Ouch! Another dash failure. This time I hadn't driven the car for but an hour when it went all dark on me. No errors or anything this time. It just went dark while driving. I described the symptoms to diyautotune.com and they had me open the display and take photos of the LEDs. At the time they said it appeared to be a power supply issue so another RMA was created. I tore down the instrument panel and pulled the center console for the umpteenth time, boxed up the digital dash and shipped it back to them. Their findings:
Findings: Blown transistor identifiedResolution: Replaced the damaged transistor and added a built-in fail-safe to help this from happening again the future. The issue was likely caused by a voltage spike. We also recommend inspecting the vehicle's electrical system to identify and correct the source of the voltage spike before installing the ECU. Unit passed a full QA test after repair.
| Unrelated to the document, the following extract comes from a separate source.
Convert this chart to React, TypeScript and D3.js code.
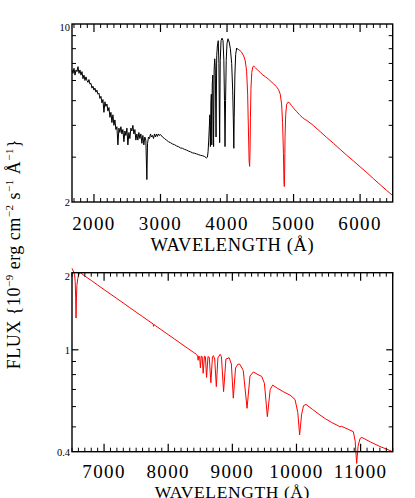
import React from "react";
import * as d3 from "d3";

// ---------- DATA ----------
// Observed UV/blue spectrum (black): [wavelength Å, flux 1e-9]
const observedSpectrum: [number, number][] = [
  [1670, 6.6], [1685, 6.4], [1700, 6.7], [1715, 6.3], [1730, 6.6], [1745, 6.5],
  [1760, 6.8], [1775, 6.4], [1790, 6.6], [1805, 6.3], [1820, 6.5], [1835, 6.1],
  [1850, 6.3], [1865, 6.0], [1880, 6.2], [1895, 6.0], [1910, 5.9], [1925, 6.05],
  [1940, 5.8], [1955, 5.85], [1970, 5.6], [1985, 5.7], [2000, 5.5], [2015, 5.6],
  [2030, 5.4], [2045, 5.5], [2060, 5.3], [2075, 5.35], [2090, 5.1], [2105, 5.2],
  [2120, 4.9], [2135, 5.05], [2150, 4.5], [2165, 4.95], [2180, 4.75], [2195, 4.85],
  [2210, 4.55], [2225, 4.7], [2240, 4.3], [2255, 4.5], [2270, 4.1], [2285, 4.4],
  [2300, 4.0], [2315, 4.2], [2330, 3.85], [2345, 3.95], [2360, 3.35], [2375, 3.9],
  [2390, 3.75], [2405, 3.95], [2420, 3.7], [2435, 3.85], [2450, 3.45], [2465, 3.8],
  [2480, 3.65], [2495, 3.9], [2510, 3.35], [2525, 3.75], [2540, 3.55], [2555, 3.9],
  [2570, 3.8], [2585, 4.0], [2600, 3.7], [2615, 3.85], [2630, 3.5], [2645, 3.7],
  [2660, 3.5], [2675, 3.75], [2690, 3.55], [2705, 3.7], [2720, 3.4], [2735, 3.65],
  [2750, 3.35], [2765, 3.6], [2780, 3.5], [2795, 2.45], [2805, 3.4], [2820, 3.6],
  [2835, 3.55], [2850, 3.7], [2865, 3.6], [2880, 3.65], [2895, 3.55], [2910, 3.7],
  [2925, 3.6], [2940, 3.7], [2955, 3.62], [2970, 3.7], [2985, 3.65], [3000, 3.68],
  [3030, 3.6], [3060, 3.55], [3090, 3.5], [3120, 3.45], [3150, 3.42], [3180, 3.38],
  [3210, 3.36], [3240, 3.32], [3270, 3.3], [3300, 3.26], [3330, 3.25], [3360, 3.22],
  [3390, 3.2], [3420, 3.17], [3450, 3.15], [3480, 3.12], [3510, 3.11], [3540, 3.09],
  [3570, 3.07], [3600, 3.05], [3630, 3.04], [3660, 3.02], [3690, 2.98], [3705, 3.0],
  [3715, 3.15], [3725, 3.5], [3735, 4.0], [3742, 4.4], [3750, 3.3], [3758, 4.9],
  [3764, 5.3], [3771, 3.35], [3778, 5.8], [3786, 6.3], [3798, 3.3], [3806, 6.6],
  [3815, 7.3], [3823, 6.8], [3835, 3.6], [3845, 7.5], [3855, 8.2], [3868, 8.6],
  [3878, 7.0], [3889, 3.42], [3898, 7.2], [3910, 8.6], [3925, 8.8], [3940, 8.6],
  [3952, 7.2], [3962, 5.0], [3970, 3.3], [3978, 5.0], [3988, 7.2], [4000, 8.4],
  [4015, 8.75], [4032, 8.5], [4050, 8.0], [4070, 7.0], [4085, 5.5], [4095, 4.2],
  [4102, 3.25], [4108, 4.3], [4118, 6.3], [4130, 7.6], [4145, 8.05], [4160, 7.95],
];

// Model spectrum, optical part (red, top panel)
const modelOptical: [number, number][] = [
  [4160, 7.95], [4180, 7.92], [4215, 7.78], [4250, 7.5], [4275, 7.15], [4295, 6.5],
  [4310, 5.3], [4322, 3.8], [4332, 2.9], [4340, 2.76], [4346, 3.2], [4352, 4.3],
  [4360, 5.6], [4372, 6.45], [4388, 6.78], [4400, 6.84], [4430, 6.72], [4470, 6.55],
  [4500, 6.45], [4540, 6.3], [4580, 6.2], [4620, 6.08], [4660, 5.95], [4700, 5.82],
  [4740, 5.68], [4775, 5.52], [4800, 5.3], [4820, 4.85], [4835, 4.1], [4848, 3.1],
  [4856, 2.4], [4861, 2.3], [4866, 2.6], [4872, 3.6], [4882, 4.4], [4895, 4.82],
  [4915, 4.93], [4935, 4.92], [4970, 4.78], [5010, 4.64], [5050, 4.52], [5090, 4.4],
  [5130, 4.3], [5170, 4.22], [5200, 4.18], [5300, 3.99], [5400, 3.78], [5500, 3.58],
  [5600, 3.4], [5700, 3.22], [5800, 3.05], [5900, 2.9], [6000, 2.75], [6100, 2.61],
  [6200, 2.47], [6300, 2.34], [6400, 2.22], [6490, 2.12],
];

// Model spectrum, red / near-IR part (red, bottom panel)
const modelNearIR: [number, number][] = [
  [6500, 2.08], [6520, 2.03], [6540, 1.96], [6550, 1.85], [6557, 1.6], [6563, 1.33],
  [6568, 1.55], [6576, 1.78], [6590, 1.9], [6610, 1.98], [6630, 2.0], [6700, 1.94],
  [6800, 1.866], [6900, 1.79], [7000, 1.718], [7100, 1.65], [7200, 1.585], [7300, 1.522],
  [7400, 1.461], [7500, 1.403], [7600, 1.348], [7700, 1.294], [7765, 1.262], [7772, 1.235],
  [7780, 1.255], [7800, 1.243], [7900, 1.194], [8000, 1.146], [8100, 1.101], [8200, 1.057],
  [8300, 1.015], [8400, 0.975], [8440, 0.96], [8458, 0.945], [8467, 0.91], [8476, 0.945],
  [8490, 0.94], [8502, 0.85], [8515, 0.945], [8530, 0.94], [8545, 0.81], [8565, 0.945],
  [8580, 0.94], [8598, 0.78], [8620, 0.94], [8640, 0.935], [8665, 0.744], [8690, 0.94],
  [8705, 0.948], [8725, 0.92], [8750, 0.718], [8775, 0.93], [8810, 0.96], [8830, 0.94],
  [8863, 0.686], [8900, 0.92], [8950, 0.931], [8985, 0.88], [9015, 0.647], [9050, 0.85],
  [9090, 0.88], [9119, 0.877], [9170, 0.83], [9229, 0.591], [9275, 0.79], [9327, 0.819],
  [9400, 0.8], [9458, 0.787], [9500, 0.74], [9546, 0.548], [9590, 0.7], [9629, 0.728],
  [9700, 0.708], [9800, 0.685], [9900, 0.665], [9977, 0.64], [10020, 0.57], [10049, 0.465],
  [10080, 0.56], [10110, 0.605], [10148, 0.612], [10250, 0.585], [10350, 0.56], [10450, 0.538],
  [10550, 0.52], [10650, 0.505], [10678, 0.5], [10700, 0.503], [10800, 0.49], [10886, 0.479],
  [10915, 0.44], [10938, 0.36], [10960, 0.42], [10990, 0.45], [11017, 0.455], [11150, 0.437],
  [11302, 0.419], [11400, 0.41], [11500, 0.4],
];

const topXDomain = [1670, 6490];
const topYDomain = [2, 10];
const topXMajor = [2000, 3000, 4000, 5000, 6000];
const topYLabels = [10, 2];
const topYMinor = [3, 4, 5, 6, 7, 8, 9];

const botXDomain = [6500, 11500];
const botYDomain = [0.4, 2];
const botXMajor = [7000, 8000, 9000, 10000, 11000];
const botYLabels = [2, 1, 0.4];
const botYMinor = [0.5, 0.6, 0.7, 0.8, 0.9];
const botYMajorInner = [1];

const xTitle = "WAVELENGTH (Å)";

// ---------- LAYOUT ----------
const W = 415;
const H = 498;
const L = 72;
const R = 392.7;
const FONT = "'Liberation Serif', 'Times New Roman', serif";

type PanelProps = {
  top: number;
  bottom: number;
  tickOffset: number;
  titleOffset: number;
  titleSize: number;
  xDomain: number[];
  yDomain: number[];
  xMajor: number[];
  yLabels: number[];
  yMinor: number[];
  yMajorInner: number[];
  series: { data: [number, number][]; color: string }[];
};

function Panel(p: PanelProps) {
  const x = d3.scaleLinear().domain(p.xDomain).range([L, R]);
  const y = d3.scaleLog().domain(p.yDomain).range([p.bottom, p.top]);
  const line = d3
    .line<[number, number]>()
    .x((d) => x(d[0]))
    .y((d) => y(d[1]));

  const minorX = d3
    .range(Math.ceil(p.xDomain[0] / 100) * 100, p.xDomain[1] + 1, 100)
    .filter((v) => !p.xMajor.includes(v));

  const majLen = 8;
  const minLen = 4;
  const tickLabelBaseline = p.bottom + p.tickOffset;
  const titleBaseline = p.bottom + p.titleOffset;

  return (
    <g>
      {p.series.map((s, i) => (
        <path
          key={i}
          d={line(s.data) || ""}
          fill="none"
          stroke={s.color}
          strokeWidth={1}
          strokeLinejoin="round"
        />
      ))}
      <rect
        x={L}
        y={p.top}
        width={R - L}
        height={p.bottom - p.top}
        fill="none"
        stroke="#000"
        strokeWidth={1.4}
      />
      {p.xMajor.map((v) => (
        <g key={"xm" + v}>
          <line x1={x(v)} x2={x(v)} y1={p.bottom} y2={p.bottom - majLen} stroke="#000" strokeWidth={1.2} />
          <line x1={x(v)} x2={x(v)} y1={p.top} y2={p.top + majLen} stroke="#000" strokeWidth={1.2} />
          <text
            x={x(v)}
            y={tickLabelBaseline}
            textAnchor="middle"
            fontFamily={FONT}
            fontSize={19}
            letterSpacing={1.4}
            fill="#000"
          >
            {String(v)}
          </text>
        </g>
      ))}
      {minorX.map((v) => (
        <g key={"xn" + v}>
          <line x1={x(v)} x2={x(v)} y1={p.bottom} y2={p.bottom - minLen} stroke="#000" strokeWidth={1} />
          <line x1={x(v)} x2={x(v)} y1={p.top} y2={p.top + minLen} stroke="#000" strokeWidth={1} />
        </g>
      ))}
      {p.yMinor.map((v) => (
        <g key={"yn" + v}>
          <line x1={L} x2={L + minLen} y1={y(v)} y2={y(v)} stroke="#000" strokeWidth={1} />
          <line x1={R} x2={R - minLen} y1={y(v)} y2={y(v)} stroke="#000" strokeWidth={1} />
        </g>
      ))}
      {p.yMajorInner.map((v) => (
        <g key={"yM" + v}>
          <line x1={L} x2={L + 6.5} y1={y(v)} y2={y(v)} stroke="#000" strokeWidth={1.2} />
          <line x1={R} x2={R - 6.5} y1={y(v)} y2={y(v)} stroke="#000" strokeWidth={1.2} />
        </g>
      ))}
      {p.yLabels.map((v) => {
        const yy = y(v);
        const base = yy >= p.top + 1 ? yy + 3.8 : yy + 7;
        return (
          <text
            key={"yl" + v}
            x={70}
            y={base}
            textAnchor="end"
            fontFamily={FONT}
            fontSize={10.5}
            fill="#000"
          >
            {String(v)}
          </text>
        );
      })}
      <text
        x={(L + R) / 2}
        y={titleBaseline}
        textAnchor="middle"
        fontFamily={FONT}
        fontSize={p.titleSize}
        letterSpacing={0.6}
        fill="#000"
      >
        {xTitle}
      </text>
    </g>
  );
}

export default function App() {
  const supSize = 11;
  return (
    <svg
      width={W}
      height={H}
      viewBox={`0 0 ${W} ${H}`}
      style={{ position: "absolute", left: 0, top: 0, display: "block", background: "#fff" }}
    >
      <rect x={0} y={0} width={W} height={H} fill="#fff" />
      <Panel
        top={24}
        bottom={202}
        tickOffset={27.5}
        titleOffset={48.5}
        titleSize={18.5}
        xDomain={topXDomain}
        yDomain={topYDomain}
        xMajor={topXMajor}
        yLabels={topYLabels}
        yMinor={topYMinor}
        yMajorInner={[]}
        series={[
          { data: observedSpectrum, color: "#000" },
          { data: modelOptical, color: "#ff0000" },
        ]}
      />
      <Panel
        top={272.7}
        bottom={451.7}
        tickOffset={26.3}
        titleOffset={46.5}
        titleSize={17.5}
        xDomain={botXDomain}
        yDomain={botYDomain}
        xMajor={botXMajor}
        yLabels={botYLabels}
        yMinor={botYMinor}
        yMajorInner={botYMajorInner}
        series={[{ data: modelNearIR, color: "#ff0000" }]}
      />
      <text
        transform="translate(20,254) rotate(-90)"
        textAnchor="middle"
        fontFamily={FONT}
        fontSize={18}
        letterSpacing={0.5}
        fill="#000"
      >
        <tspan>FLUX {"{"}10</tspan>
        <tspan fontSize={supSize} dy={-7}>−9</tspan>
        <tspan dy={7}> erg cm</tspan>
        <tspan fontSize={supSize} dy={-7}>−2</tspan>
        <tspan dy={7}> s</tspan>
        <tspan fontSize={supSize} dy={-7}>−1</tspan>
        <tspan dy={7}> Å</tspan>
        <tspan fontSize={supSize} dy={-7}>−1</tspan>
        <tspan dy={7}>{"}"}</tspan>
      </text>
    </svg>
  );
}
Voltage spike... hmmm. This time I am not taking any chance so here is the game plan:
The clock plug was a very convenient source for the power inputs but the wiring may be undersized and the clock plug itself may not be making good contact. Instead, pull the power from separately fused circuits and add two separate voltage regulators that provide a constant 12V output:
- +12V always on: Pull from Cigar Lighter (converted to HDMI port) circuit; fuse XX. Add voltage regulator #1
- +12V ignition on: Pull from XXX circuit; fuse YY. Add voltage regulator #2
- +12V lights on: Pull from XXX circuit; fuse YY.
- Improved ground
The two voltage regulators fit perfectly inside the left driver's side knee pad:
I am also redoing the terminal strips. The ones I have used until now are not the best of quality and the way they are installed have the input/output wiring awfully close to a metal bracket that is grounded so there is a potential for shorts. Instead I will install a higher quality terminal strip onto a wooden strip further up on the fiberglass, away from the metal.